So können Sie einerseits die Durchschnittsleistung pro Vertriebsmitarbeiter deutlich erhöhen, da nun dieselbe Anzahl von Kunden von einer kleineren Mannschaft betreut wird, andererseits reduzieren Sie Ihre jährlichen Kosten um rund 100.000 EUR mit jeder Person, die nicht mehr in Ihrem Team verbleibt.
Stellen Sie sich vor, wie hoch diese Ersparnis nach zehn Jahren ausfallen würde!
Die Abwanderung eines erfolgreichen Vertriebsmitarbeiters soll wettgemacht werden
Dies ist aus meiner Sicht der valideste Grund, sich wirklich mit einer Neubesetzung zu beschäftigen. Gehen Sie ruhigen Gewissens in das unternehmerische Risiko einer Neubesetzung, denn schließlich gehörte Ihr ehemaliger Mitarbeiter zu der seltenen Spezies der Vertriebs- oder KAM-Mitarbeiter, die das Zwei- bis Dreifache ihrer eigenen Kosten wieder hereinholen. Sie können es sich definitiv nicht leisten, auf eine solche Person zu verzichten.
Während der Personalsuche sollten Sie sich intensiv mit der Frage beschäftigen, warum Ihr erfolgreicher Mitarbeiter die Firma verlassen hat. Machen Sie es zu Ihrer obersten Priorität, das herauszufinden! In 75 Prozent der Fälle steht dies in einem direkten Zusammenhang mit der zuständigen Führungskraft, die entweder durch schlechtes Leadership den Mitarbeiter vergrault oder seine Vertriebserfolge nicht ausreichend wertgeschätzt hat. Sie werden sich wundern, welch scheinbar unbedeutende Details den Ausschlag für eine Kündigung geben können. Das Geld ist der mit Abstand am seltensten genannte Grund.
Die restlichen 25 Prozent entfallen auf ein unfaires Anreizsystem, mangelnde Karriereperspektiven oder unzureichende Trainingsprogramme.
Fazit: Sie können sich in 80 Prozent der Fälle eine Neubesetzung im Vertrieb oder Key-Account-Bereich sparen. Allein schon aus dem Grund, dass Ihr Team dem Pareto-Prinzip unterworfen ist, ob Sie das wollen oder nicht.

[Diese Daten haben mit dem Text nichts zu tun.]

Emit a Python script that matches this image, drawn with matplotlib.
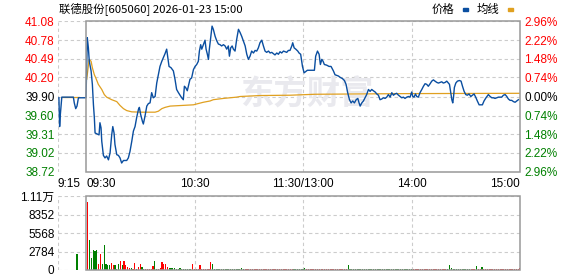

Aber wenn Sie schon suchen, dann bitte richtig: Ganz klar gilt „Klasse vor Masse“ und dass Sie sich besser ein paar Monate mehr für die Suche (unter Einbeziehung Ihrer Top-Vertriebler) und die Begutachtung der Kandidaten nehmen sollten, als einen Schnellschuss zu riskieren, der womöglich vermeidbar gewesen wäre.
Schließlich können Sie durch ein konsequentes Vorgehen gegen leistungsschwache Vertriebler deutlich profitabler wirtschaften – und das aus Bordmitteln.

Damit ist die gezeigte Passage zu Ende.